EXERCISE BRIEF
Transcribe, exactly as they appear, the line that contains "The picture is", the line that contains "rotation_mode='anchor')", and every line in between, and nothing else.

DATASET EXCERPT
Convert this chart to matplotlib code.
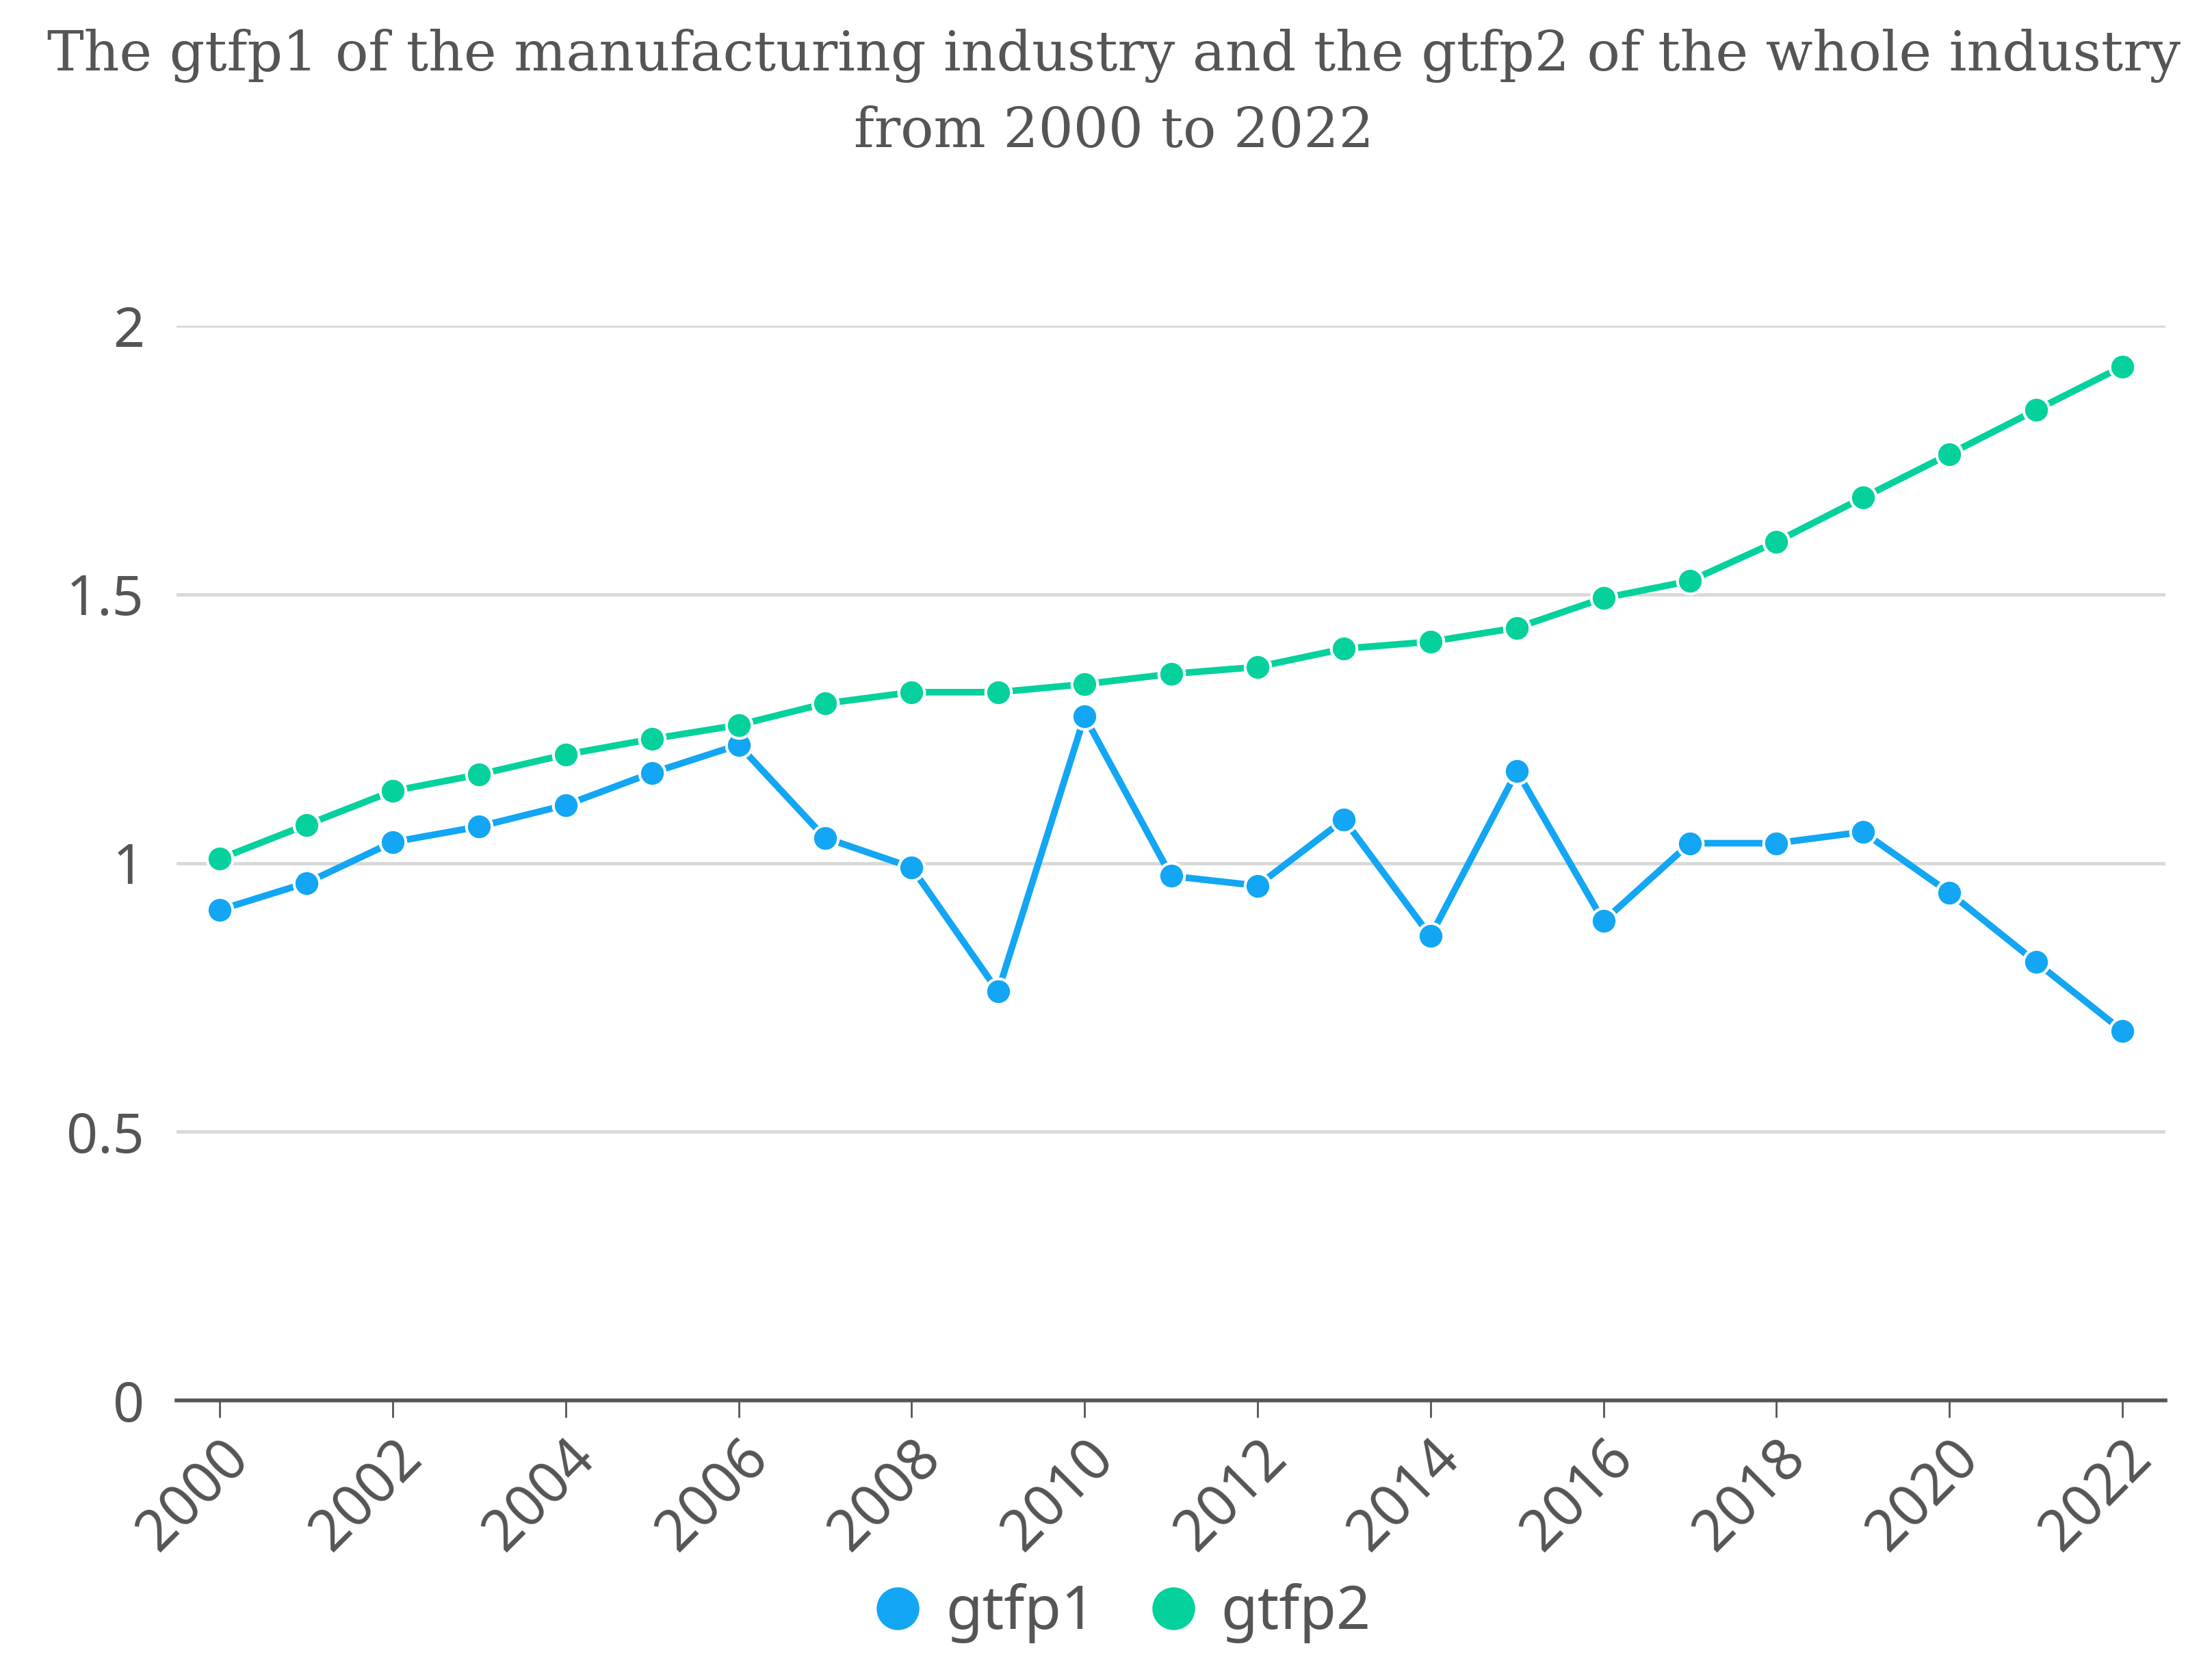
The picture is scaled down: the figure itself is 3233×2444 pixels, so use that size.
import numpy as np
import matplotlib
matplotlib.use("Agg")
import matplotlib.pyplot as plt
from matplotlib.lines import Line2D

# 数据
years = np.arange(2000, 2023)
gtfp1 = [0.913, 0.963, 1.039, 1.068, 1.108, 1.168, 1.220, 1.047, 0.992, 0.761,
         1.273, 0.976, 0.958, 1.081, 0.864, 1.171, 0.892, 1.037, 1.037, 1.058,
         0.945, 0.816, 0.688]
gtfp2 = [1.008, 1.071, 1.134, 1.165, 1.202, 1.231, 1.257, 1.297, 1.318, 1.318,
         1.333, 1.352, 1.365, 1.399, 1.412, 1.438, 1.493, 1.525, 1.598, 1.680,
         1.761, 1.843, 1.924]
series_names = ['gtfp1', 'gtfp2']
colors = ['#12a6f4', '#05d19c']
yticks = [0, 0.5, 1, 1.5, 2]
ytick_labels = ['0', '0.5', '1', '1.5', '2']
title = ('The gtfp1 of the manufacturing industry and the gtfp2 of the whole industry\n'
         'from 2000 to 2022')

text_color = '#555555'
sans = ['Noto Sans', 'DejaVu Sans']

fig = plt.figure(figsize=(32.33, 24.44), dpi=100)
ax = fig.add_axes([0.0798, 0.1624, 0.8992, 0.6428])

for vals, name, c in zip([gtfp1, gtfp2], series_names, colors):
    ax.plot(years, vals, color=c, lw=7, marker='o', ms=27, mfc=c, mec='white',
            mew=3, clip_on=False, zorder=3, label=name)

ax.set_xlim(1999.5, 2022.5)
ax.set_ylim(0, 2)
ax.set_yticks(yticks)
ax.set_yticklabels(ytick_labels, family=sans, fontsize=58, color=text_color)
ax.set_xticks(years[::2])
ax.set_xticklabels([str(y) for y in years[::2]], family=sans, fontsize=60,
                   color=text_color, rotation=45, ha='right', va='top',
                   rotation_mode='anchor')

ax.grid(axis='y', color='#d9d9d9', lw=3.5)
ax.set_axisbelow(True)
for s in ['top', 'right', 'left']:
    ax.spines[s].set_visible(False)
ax.spines['bottom'].set_color('#555555')
ax.spines['bottom'].set_linewidth(4)
ax.spines['bottom'].set_zorder(2)
ax.tick_params(axis='y', length=0, pad=34)
ax.tick_params(axis='x', length=18, width=2, color='#555555', pad=12)

fig.text(0.5035, 0.983, title, ha='center', va='top', family=['DejaVu Serif'],
         fontsize=58, color=text_color, linespacing=1.55)

handles = [Line2D([], [], ls='none', marker='o', ms=44, mfc=c, mec=c) for c in colors]
fig.legend(handles, series_names, loc='center', bbox_to_anchor=(0.506, 0.035),
           ncol=2, frameon=False, prop={'family': sans, 'size': 63},
           labelcolor=text_color, handletextpad=0.3, columnspacing=0.8,
           handlelength=1.0)

fig.savefig('out.png', dpi=100, facecolor='white')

COMPLETE RESPONSE
The picture is scaled down: the figure itself is 3233×2444 pixels, so use that size.
import numpy as np
import matplotlib
matplotlib.use("Agg")
import matplotlib.pyplot as plt
from matplotlib.lines import Line2D

# 数据
years = np.arange(2000, 2023)
gtfp1 = [0.913, 0.963, 1.039, 1.068, 1.108, 1.168, 1.220, 1.047, 0.992, 0.761,
         1.273, 0.976, 0.958, 1.081, 0.864, 1.171, 0.892, 1.037, 1.037, 1.058,
         0.945, 0.816, 0.688]
gtfp2 = [1.008, 1.071, 1.134, 1.165, 1.202, 1.231, 1.257, 1.297, 1.318, 1.318,
         1.333, 1.352, 1.365, 1.399, 1.412, 1.438, 1.493, 1.525, 1.598, 1.680,
         1.761, 1.843, 1.924]
series_names = ['gtfp1', 'gtfp2']
colors = ['#12a6f4', '#05d19c']
yticks = [0, 0.5, 1, 1.5, 2]
ytick_labels = ['0', '0.5', '1', '1.5', '2']
title = ('The gtfp1 of the manufacturing industry and the gtfp2 of the whole industry\n'
         'from 2000 to 2022')

text_color = '#555555'
sans = ['Noto Sans', 'DejaVu Sans']

fig = plt.figure(figsize=(32.33, 24.44), dpi=100)
ax = fig.add_axes([0.0798, 0.1624, 0.8992, 0.6428])

for vals, name, c in zip([gtfp1, gtfp2], series_names, colors):
    ax.plot(years, vals, color=c, lw=7, marker='o', ms=27, mfc=c, mec='white',
            mew=3, clip_on=False, zorder=3, label=name)

ax.set_xlim(1999.5, 2022.5)
ax.set_ylim(0, 2)
ax.set_yticks(yticks)
ax.set_yticklabels(ytick_labels, family=sans, fontsize=58, color=text_color)
ax.set_xticks(years[::2])
ax.set_xticklabels([str(y) for y in years[::2]], family=sans, fontsize=60,
                   color=text_color, rotation=45, ha='right', va='top',
                   rotation_mode='anchor')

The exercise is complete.